Source excerpt>
--- Begin ---
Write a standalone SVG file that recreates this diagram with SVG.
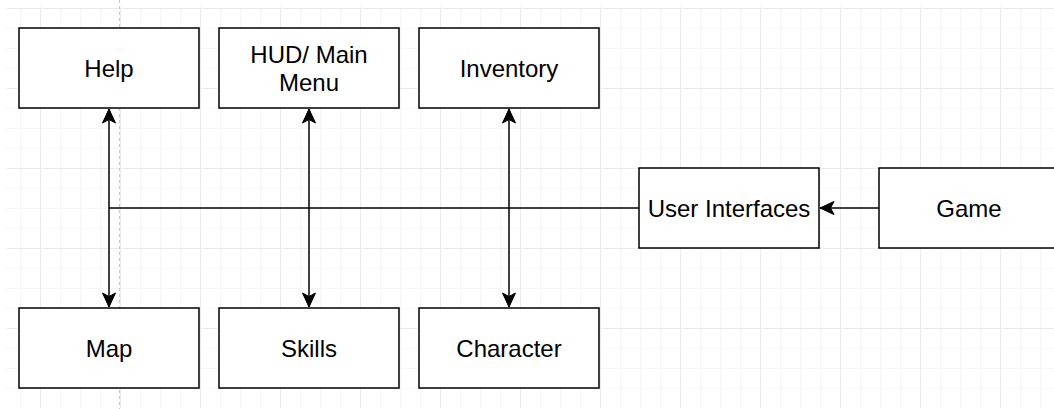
<svg xmlns="http://www.w3.org/2000/svg" width="1054" height="409" viewBox="0 0 1054 409">
<defs>
<pattern id="grid" patternUnits="userSpaceOnUse" x="40" y="8" width="80" height="80">
<rect x="0" y="0" width="80" height="80" fill="#ffffff"/>
<g fill="#f6f6f6">
<rect x="20" y="0" width="1" height="80"/>
<rect x="40" y="0" width="1" height="80"/>
<rect x="60" y="0" width="1" height="80"/>
<rect x="0" y="20" width="80" height="1"/>
<rect x="0" y="40" width="80" height="1"/>
<rect x="0" y="60" width="80" height="1"/>
</g>
<g fill="#ebebeb">
<rect x="0" y="0" width="1" height="80"/>
<rect x="0" y="0" width="80" height="1"/>
</g>
</pattern>
<marker id="arrow" markerUnits="userSpaceOnUse" viewBox="-15 -8 16 16" refX="0" refY="0" markerWidth="16" markerHeight="16" orient="auto-start-reverse">
<path d="M0,0 L-14,-6.5 L-10.5,0 L-14,6.5 Z" fill="#000" stroke="#000" stroke-width="1" stroke-linejoin="miter"/>
</marker>
</defs>
<style>
.box{fill:#ffffff;stroke:#000000;stroke-width:1.5}
.lbl{font-family:"Liberation Sans",Arial,Helvetica,sans-serif;font-size:24px;fill:#000000;text-anchor:middle}
.edge{fill:none;stroke:#000000;stroke-width:1.5}
</style>
<rect x="0" y="0" width="1054" height="409" fill="#ffffff"/>
<rect x="6" y="7" width="1048" height="401" fill="url(#grid)"/>
<line x1="119.5" y1="0" x2="119.5" y2="409" stroke="#c8c8c8" stroke-width="1" stroke-dasharray="3,3"/>
<g id="connectors">
<path class="edge" d="M109,109 L109,307" marker-start="url(#arrow)" marker-end="url(#arrow)"/>
<path class="edge" d="M309,109 L309,307" marker-start="url(#arrow)" marker-end="url(#arrow)"/>
<path class="edge" d="M509,109 L509,307" marker-start="url(#arrow)" marker-end="url(#arrow)"/>
<path class="edge" d="M109,208 L639,208"/>
<path class="edge" d="M879,208 L820,208" marker-end="url(#arrow)"/>
</g>
<g id="help"><rect class="box" x="19" y="28" width="180" height="80"/><text class="lbl" x="109" y="77">Help</text></g>
<g id="hud"><rect class="box" x="219" y="28" width="180" height="80"/><text class="lbl" x="309" y="63">HUD/ Main</text><text class="lbl" x="309" y="91">Menu</text></g>
<g id="inventory"><rect class="box" x="419" y="28" width="180" height="80"/><text class="lbl" x="509" y="77">Inventory</text></g>
<g id="map"><rect class="box" x="19" y="308" width="180" height="80"/><text class="lbl" x="109" y="357">Map</text></g>
<g id="skills"><rect class="box" x="219" y="308" width="180" height="80"/><text class="lbl" x="309" y="357">Skills</text></g>
<g id="character"><rect class="box" x="419" y="308" width="180" height="80"/><text class="lbl" x="509" y="357">Character</text></g>
<g id="user-interfaces"><rect class="box" x="639" y="168" width="180" height="80"/><text class="lbl" x="729" y="217">User Interfaces</text></g>
<g id="game"><rect class="box" x="879" y="168" width="180" height="80"/><text class="lbl" x="969" y="217">Game</text></g>
</svg>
--- End ---
Set problem> Using the material above, set down every line exactly, but skip the pictures.

Exercise answer>
Write a standalone SVG file that recreates this diagram with SVG.
<svg xmlns="http://www.w3.org/2000/svg" width="1054" height="409" viewBox="0 0 1054 409">
<defs>
<pattern id="grid" patternUnits="userSpaceOnUse" x="40" y="8" width="80" height="80">
<rect x="0" y="0" width="80" height="80" fill="#ffffff"/>
<g fill="#f6f6f6">
<rect x="20" y="0" width="1" height="80"/>
<rect x="40" y="0" width="1" height="80"/>
<rect x="60" y="0" width="1" height="80"/>
<rect x="0" y="20" width="80" height="1"/>
<rect x="0" y="40" width="80" height="1"/>
<rect x="0" y="60" width="80" height="1"/>
</g>
<g fill="#ebebeb">
<rect x="0" y="0" width="1" height="80"/>
<rect x="0" y="0" width="80" height="1"/>
</g>
</pattern>
<marker id="arrow" markerUnits="userSpaceOnUse" viewBox="-15 -8 16 16" refX="0" refY="0" markerWidth="16" markerHeight="16" orient="auto-start-reverse">
<path d="M0,0 L-14,-6.5 L-10.5,0 L-14,6.5 Z" fill="#000" stroke="#000" stroke-width="1" stroke-linejoin="miter"/>
</marker>
</defs>
<style>
.box{fill:#ffffff;stroke:#000000;stroke-width:1.5}
.lbl{font-family:"Liberation Sans",Arial,Helvetica,sans-serif;font-size:24px;fill:#000000;text-anchor:middle}
.edge{fill:none;stroke:#000000;stroke-width:1.5}
</style>
<rect x="0" y="0" width="1054" height="409" fill="#ffffff"/>
<rect x="6" y="7" width="1048" height="401" fill="url(#grid)"/>
<line x1="119.5" y1="0" x2="119.5" y2="409" stroke="#c8c8c8" stroke-width="1" stroke-dasharray="3,3"/>
<g id="connectors">
<path class="edge" d="M109,109 L109,307" marker-start="url(#arrow)" marker-end="url(#arrow)"/>
<path class="edge" d="M309,109 L309,307" marker-start="url(#arrow)" marker-end="url(#arrow)"/>
<path class="edge" d="M509,109 L509,307" marker-start="url(#arrow)" marker-end="url(#arrow)"/>
<path class="edge" d="M109,208 L639,208"/>
<path class="edge" d="M879,208 L820,208" marker-end="url(#arrow)"/>
</g>
<g id="help"><rect class="box" x="19" y="28" width="180" height="80"/><text class="lbl" x="109" y="77">Help</text></g>
<g id="hud"><rect class="box" x="219" y="28" width="180" height="80"/><text class="lbl" x="309" y="63">HUD/ Main</text><text class="lbl" x="309" y="91">Menu</text></g>
<g id="inventory"><rect class="box" x="419" y="28" width="180" height="80"/><text class="lbl" x="509" y="77">Inventory</text></g>
<g id="map"><rect class="box" x="19" y="308" width="180" height="80"/><text class="lbl" x="109" y="357">Map</text></g>
<g id="skills"><rect class="box" x="219" y="308" width="180" height="80"/><text class="lbl" x="309" y="357">Skills</text></g>
<g id="character"><rect class="box" x="419" y="308" width="180" height="80"/><text class="lbl" x="509" y="357">Character</text></g>
<g id="user-interfaces"><rect class="box" x="639" y="168" width="180" height="80"/><text class="lbl" x="729" y="217">User Interfaces</text></g>
<g id="game"><rect class="box" x="879" y="168" width="180" height="80"/><text class="lbl" x="969" y="217">Game</text></g>
</svg>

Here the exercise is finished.